The Meridians(68)



"Mr. Gray?" said the man in a pleased tone. "I rather like that." Then he said it again, as though trying it on for size. "Mr. Gray."

"I started out with Mr. Shitforbrains, but it took too long to say," said Scott. He glanced around and saw that the version of the Los Angeles alleyway was growing more translucent, even as the Meridian alley - the real alley - grew darker, heavier, more tangible. Scott wondered what would happen if the Los Angeles alley disappeared entirely. Would the gray man disappear as well? Was there still a hope that he would survive this exchange?

"No," said the killer. "I've always been Mr. Gray to you, haven't I? Always the man who killed your family. Always the man who was destined to kill you." Mr. Gray looked around as well, clearly seeing the same changes being wrought in the alley - or was it alleys? - that Scott himself was observing.

The assassin's features tightened. "Not much time left," he muttered. Then he focused his flinty eyes on Scott. "So I guess I won't get to reproduce history exactly after all," he said. Then, with a smile, he said, "But it's the end of a story that people remember anyway, isn't it?"

And Scott saw the killer's finger whiten as he pulled the trigger of Scott's own gun.





***





32.

***

Lynette just sat for a while after Scott left, thinking. But not about her son's strange abilities or even about Mr. Gray or Robbie.

No. She thought - pleasantly and unabashedly - of Scott. About his kindness and charm, about his wit and his interest in helping her and Kevin.

About how he had been the one to figure out how to talk back to Kevin via the computer - something that Lynette could not believe that she had never thought of before, but the very thing that had led to the many revelations of this night.

Not least of which was the revelation that she was very, very interested in the kind man with the scarred face.

She sighed, sipping her cocoa in quiet remembrance, and just hoped that she would be able to wind down enough from the events of the evening to be able to get to sleep before too much longer. She wouldn't be surprised if, after all that had happened, she found herself unable to do more than lay in bed, thinking.

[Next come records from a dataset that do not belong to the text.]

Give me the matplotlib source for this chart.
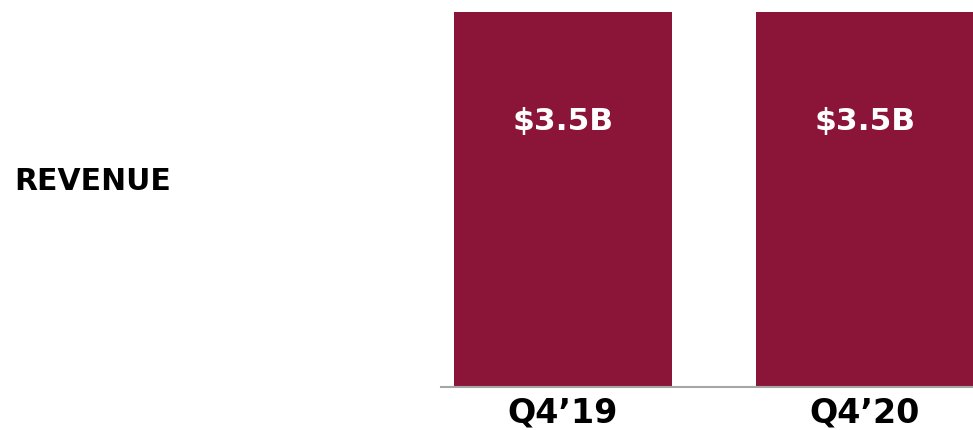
import matplotlib.pyplot as plt

quarters = ["Q4\u201919", "Q4\u201920"]
revenue = [3.5, 3.5]
value_labels = ["$3.5B", "$3.5B"]
row_title = "REVENUE"

bar_color = "#8B1538"

fig = plt.figure(figsize=(9.73, 4.31), dpi=100)
ax = fig.add_axes([441 / 973, 43 / 431, 532 / 973, 375 / 431])

x = range(len(quarters))
bars = ax.bar(x, revenue, width=0.72, color=bar_color)

for b, lab in zip(bars, value_labels):
    ax.text(b.get_x() + b.get_width() / 2, b.get_height() * 0.71, lab,
            ha="center", va="center", color="white", fontsize=22.5,
            fontweight="bold")

ax.set_xlim(-0.403, 1.358)
ax.set_ylim(0, 3.5)
ax.set_xticks(list(x))
ax.set_xticklabels(quarters, fontsize=24, fontweight="bold")
ax.tick_params(axis="x", length=0, pad=6)
ax.set_yticks([])
for side in ["top", "right", "left"]:
    ax.spines[side].set_visible(False)
ax.spines["bottom"].set_color("#A6A6A6")
ax.spines["bottom"].set_linewidth(1.5)

fig.text(14 / 973, 1 - 182 / 431, row_title, ha="left", va="center",
         fontsize=21.5, fontweight="bold")

fig.savefig("out.png", dpi=100)
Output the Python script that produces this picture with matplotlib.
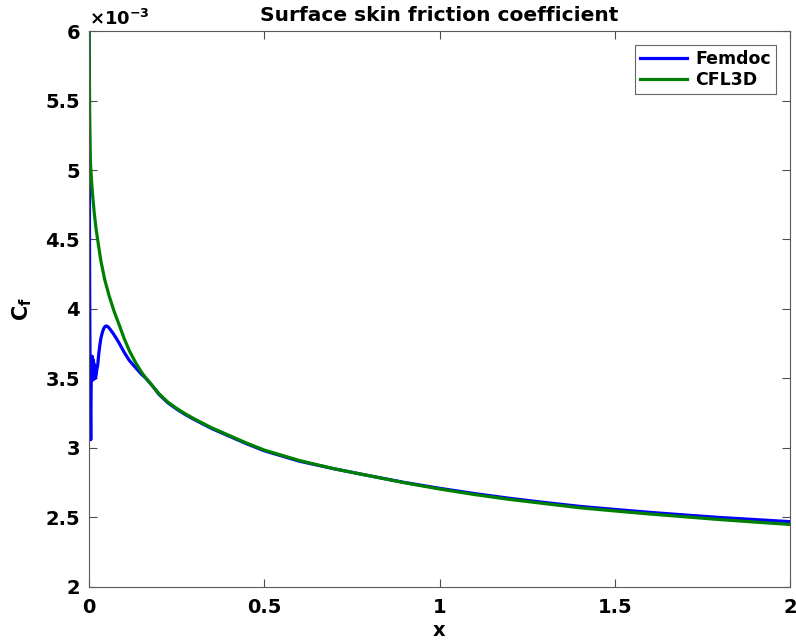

A moment later, however, the question was mooted as a scream came from the back of the house.

Kevin! she thought. Then echoed the thought with a more visceral scream aloud: "Kevin!"

The screaming continued. And now it was more than mere screaming, more than the tantrum shrieks that so often accustomed an autistic child who had been overworked or overwhelmed. No, these were shrieks of terror, of anguish.

Of pain.

Mr. Gray! thought Lynette, and stood up so fast that the backs of her knees popped against her chair, sending it flying halfway across the kitchen with the force of the blow.

She was down the hallway an instant later, rushing into her son's room, turning on the light....

And the instant she did, the screaming stopped.

Kevin was asleep in his bed. Completely, deeply asleep. No way could he have made the sounds that she had just heard issuing forth from this place. No way at all.

Yet she had heard the noise, she was sure of it.

She tousled Kevin's hair. He was sweating, as though he had been running a race in his dream. She wondered briefly what kind of dreams he was having, and whether he could have suffered a nightmare that had led to the screaming she had heard.

But no. The screaming would have continued past the moment when she turned on the lights if it had been something as simple as a dream.

She flattened the covers down around her boy, then moved reluctantly back to the door. She closed off the light.

And the screaming happened again. Worse this time, because she was right on top of it and it was a bone-chilling shriek and how could Kevin not be hearing this? How could he not be affected by it?

But again, the instant she turned on the light, two things happened: the screaming stopped, and she saw that her son was still asleep, not so much as even twitching under the covers.

She stood there in the light for a moment, trying to figure out a way to discern what was happening and to find out if it was something that was going to harm her son. Given the recent past experiences with Mr. Gray, she knew it would be dangerous at best and deadly at worst to ignore whatever was going on in her home.

She tried to wake Kevin, but he stayed asleep no matter how hard she shook him. It was as though he had been drugged. Her shaking grew more and more agitated, but no matter how sharply she pushed against him, Kevin remained boneless-seeming as a rag doll.

Lynette finally decided that she was going to call an ambulance, though she knew in her heart of hearts that when the ambulance arrived, they would be able to find nothing amiss. Whatever was happening now had no answers so easy that they could be discerned by something as mundane as medical science, any more than the presence of Mr. Gray could have been explained by resorting to everyday criminal psychology.

But on the way to call for the ambulance, her heart fluttering against her ribcage like a terrified bird, she got an idea. She went to her bedroom and looked around and...there!

She grabbed the high-powered flashlight from its spot near her bedside table. Born and bred in Los Angeles, she was ever-ready for the advent of "The Big One," an earthquake so severe that all power and utilities would be not only knocked out, but destroyed utterly. So even in Idaho, she was still in the habit of sleeping with the flashlight near to her bed, just in case.